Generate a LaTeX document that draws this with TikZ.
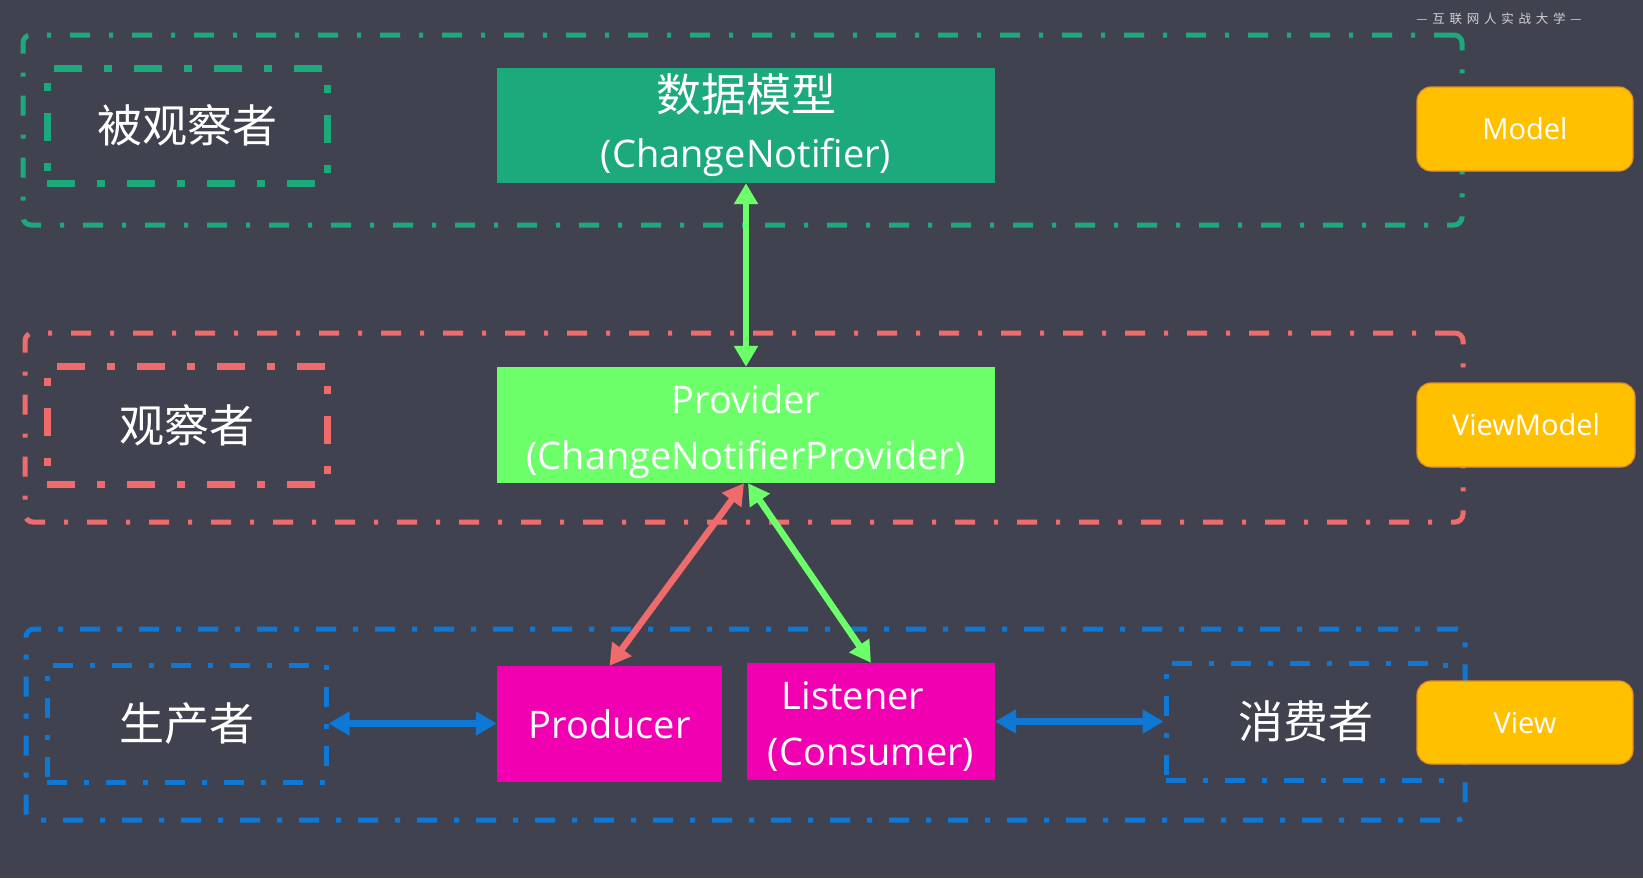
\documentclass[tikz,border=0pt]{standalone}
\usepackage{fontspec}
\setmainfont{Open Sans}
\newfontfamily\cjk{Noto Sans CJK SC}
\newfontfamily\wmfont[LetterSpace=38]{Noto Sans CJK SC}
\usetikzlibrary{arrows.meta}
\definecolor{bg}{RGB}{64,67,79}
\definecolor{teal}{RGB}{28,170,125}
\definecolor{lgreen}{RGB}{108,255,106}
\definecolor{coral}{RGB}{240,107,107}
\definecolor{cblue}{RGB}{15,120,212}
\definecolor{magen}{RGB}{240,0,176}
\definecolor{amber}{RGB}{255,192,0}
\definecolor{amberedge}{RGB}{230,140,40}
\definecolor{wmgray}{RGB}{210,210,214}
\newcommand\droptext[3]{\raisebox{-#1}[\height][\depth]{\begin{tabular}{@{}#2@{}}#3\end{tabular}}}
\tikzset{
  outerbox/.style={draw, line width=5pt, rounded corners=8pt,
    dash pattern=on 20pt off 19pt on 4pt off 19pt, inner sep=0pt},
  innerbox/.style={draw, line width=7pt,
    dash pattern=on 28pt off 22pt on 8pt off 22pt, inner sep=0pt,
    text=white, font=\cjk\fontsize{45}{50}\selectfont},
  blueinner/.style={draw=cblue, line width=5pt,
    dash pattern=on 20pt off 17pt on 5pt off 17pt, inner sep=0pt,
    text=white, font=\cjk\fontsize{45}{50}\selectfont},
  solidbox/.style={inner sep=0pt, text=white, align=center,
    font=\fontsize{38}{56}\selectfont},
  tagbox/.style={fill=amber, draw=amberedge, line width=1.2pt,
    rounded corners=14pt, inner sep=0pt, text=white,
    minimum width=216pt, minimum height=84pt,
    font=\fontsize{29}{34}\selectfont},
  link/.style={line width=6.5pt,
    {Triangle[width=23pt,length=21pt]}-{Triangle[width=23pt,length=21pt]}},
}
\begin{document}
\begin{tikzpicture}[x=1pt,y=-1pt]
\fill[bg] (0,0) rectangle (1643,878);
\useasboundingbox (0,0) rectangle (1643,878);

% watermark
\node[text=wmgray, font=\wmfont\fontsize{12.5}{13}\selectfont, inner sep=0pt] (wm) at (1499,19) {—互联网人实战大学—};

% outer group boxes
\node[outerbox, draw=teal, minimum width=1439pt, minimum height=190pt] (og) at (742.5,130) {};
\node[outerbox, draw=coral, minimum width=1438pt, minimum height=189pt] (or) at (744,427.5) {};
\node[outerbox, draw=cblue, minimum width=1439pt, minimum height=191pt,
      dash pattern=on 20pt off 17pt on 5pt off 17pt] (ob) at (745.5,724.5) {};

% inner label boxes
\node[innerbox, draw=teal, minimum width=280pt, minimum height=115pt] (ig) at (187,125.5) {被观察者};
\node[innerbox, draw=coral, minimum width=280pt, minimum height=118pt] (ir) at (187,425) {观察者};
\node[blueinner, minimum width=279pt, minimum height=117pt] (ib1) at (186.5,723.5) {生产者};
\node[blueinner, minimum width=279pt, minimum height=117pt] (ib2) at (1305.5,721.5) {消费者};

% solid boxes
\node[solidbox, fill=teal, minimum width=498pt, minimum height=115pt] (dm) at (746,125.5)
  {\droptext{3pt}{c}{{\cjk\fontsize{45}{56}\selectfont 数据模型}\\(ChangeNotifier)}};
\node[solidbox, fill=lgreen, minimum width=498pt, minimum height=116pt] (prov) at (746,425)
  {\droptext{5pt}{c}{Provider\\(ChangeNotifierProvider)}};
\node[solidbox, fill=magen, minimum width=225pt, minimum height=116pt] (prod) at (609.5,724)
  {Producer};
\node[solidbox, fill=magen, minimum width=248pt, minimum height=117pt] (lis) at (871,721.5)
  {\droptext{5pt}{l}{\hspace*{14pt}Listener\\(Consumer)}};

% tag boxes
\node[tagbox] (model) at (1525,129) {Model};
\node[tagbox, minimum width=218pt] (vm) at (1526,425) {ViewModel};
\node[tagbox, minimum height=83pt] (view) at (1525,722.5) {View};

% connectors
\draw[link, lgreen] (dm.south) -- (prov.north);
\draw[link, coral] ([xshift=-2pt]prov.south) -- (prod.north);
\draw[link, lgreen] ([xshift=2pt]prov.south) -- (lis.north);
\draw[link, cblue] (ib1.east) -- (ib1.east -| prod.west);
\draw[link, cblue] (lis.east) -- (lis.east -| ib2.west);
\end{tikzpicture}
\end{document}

The problem — Without the pictures, repeat the listing above exactly.

Solution below —
Generate a LaTeX document that draws this with TikZ.
\documentclass[tikz,border=0pt]{standalone}
\usepackage{fontspec}
\setmainfont{Open Sans}
\newfontfamily\cjk{Noto Sans CJK SC}
\newfontfamily\wmfont[LetterSpace=38]{Noto Sans CJK SC}
\usetikzlibrary{arrows.meta}
\definecolor{bg}{RGB}{64,67,79}
\definecolor{teal}{RGB}{28,170,125}
\definecolor{lgreen}{RGB}{108,255,106}
\definecolor{coral}{RGB}{240,107,107}
\definecolor{cblue}{RGB}{15,120,212}
\definecolor{magen}{RGB}{240,0,176}
\definecolor{amber}{RGB}{255,192,0}
\definecolor{amberedge}{RGB}{230,140,40}
\definecolor{wmgray}{RGB}{210,210,214}
\newcommand\droptext[3]{\raisebox{-#1}[\height][\depth]{\begin{tabular}{@{}#2@{}}#3\end{tabular}}}
\tikzset{
  outerbox/.style={draw, line width=5pt, rounded corners=8pt,
    dash pattern=on 20pt off 19pt on 4pt off 19pt, inner sep=0pt},
  innerbox/.style={draw, line width=7pt,
    dash pattern=on 28pt off 22pt on 8pt off 22pt, inner sep=0pt,
    text=white, font=\cjk\fontsize{45}{50}\selectfont},
  blueinner/.style={draw=cblue, line width=5pt,
    dash pattern=on 20pt off 17pt on 5pt off 17pt, inner sep=0pt,
    text=white, font=\cjk\fontsize{45}{50}\selectfont},
  solidbox/.style={inner sep=0pt, text=white, align=center,
    font=\fontsize{38}{56}\selectfont},
  tagbox/.style={fill=amber, draw=amberedge, line width=1.2pt,
    rounded corners=14pt, inner sep=0pt, text=white,
    minimum width=216pt, minimum height=84pt,
    font=\fontsize{29}{34}\selectfont},
  link/.style={line width=6.5pt,
    {Triangle[width=23pt,length=21pt]}-{Triangle[width=23pt,length=21pt]}},
}
\begin{document}
\begin{tikzpicture}[x=1pt,y=-1pt]
\fill[bg] (0,0) rectangle (1643,878);
\useasboundingbox (0,0) rectangle (1643,878);

% watermark
\node[text=wmgray, font=\wmfont\fontsize{12.5}{13}\selectfont, inner sep=0pt] (wm) at (1499,19) {—互联网人实战大学—};

% outer group boxes
\node[outerbox, draw=teal, minimum width=1439pt, minimum height=190pt] (og) at (742.5,130) {};
\node[outerbox, draw=coral, minimum width=1438pt, minimum height=189pt] (or) at (744,427.5) {};
\node[outerbox, draw=cblue, minimum width=1439pt, minimum height=191pt,
      dash pattern=on 20pt off 17pt on 5pt off 17pt] (ob) at (745.5,724.5) {};

% inner label boxes
\node[innerbox, draw=teal, minimum width=280pt, minimum height=115pt] (ig) at (187,125.5) {被观察者};
\node[innerbox, draw=coral, minimum width=280pt, minimum height=118pt] (ir) at (187,425) {观察者};
\node[blueinner, minimum width=279pt, minimum height=117pt] (ib1) at (186.5,723.5) {生产者};
\node[blueinner, minimum width=279pt, minimum height=117pt] (ib2) at (1305.5,721.5) {消费者};

% solid boxes
\node[solidbox, fill=teal, minimum width=498pt, minimum height=115pt] (dm) at (746,125.5)
  {\droptext{3pt}{c}{{\cjk\fontsize{45}{56}\selectfont 数据模型}\\(ChangeNotifier)}};
\node[solidbox, fill=lgreen, minimum width=498pt, minimum height=116pt] (prov) at (746,425)
  {\droptext{5pt}{c}{Provider\\(ChangeNotifierProvider)}};
\node[solidbox, fill=magen, minimum width=225pt, minimum height=116pt] (prod) at (609.5,724)
  {Producer};
\node[solidbox, fill=magen, minimum width=248pt, minimum height=117pt] (lis) at (871,721.5)
  {\droptext{5pt}{l}{\hspace*{14pt}Listener\\(Consumer)}};

% tag boxes
\node[tagbox] (model) at (1525,129) {Model};
\node[tagbox, minimum width=218pt] (vm) at (1526,425) {ViewModel};
\node[tagbox, minimum height=83pt] (view) at (1525,722.5) {View};

% connectors
\draw[link, lgreen] (dm.south) -- (prov.north);
\draw[link, coral] ([xshift=-2pt]prov.south) -- (prod.north);
\draw[link, lgreen] ([xshift=2pt]prov.south) -- (lis.north);
\draw[link, cblue] (ib1.east) -- (ib1.east -| prod.west);
\draw[link, cblue] (lis.east) -- (lis.east -| ib2.west);
\end{tikzpicture}
\end{document}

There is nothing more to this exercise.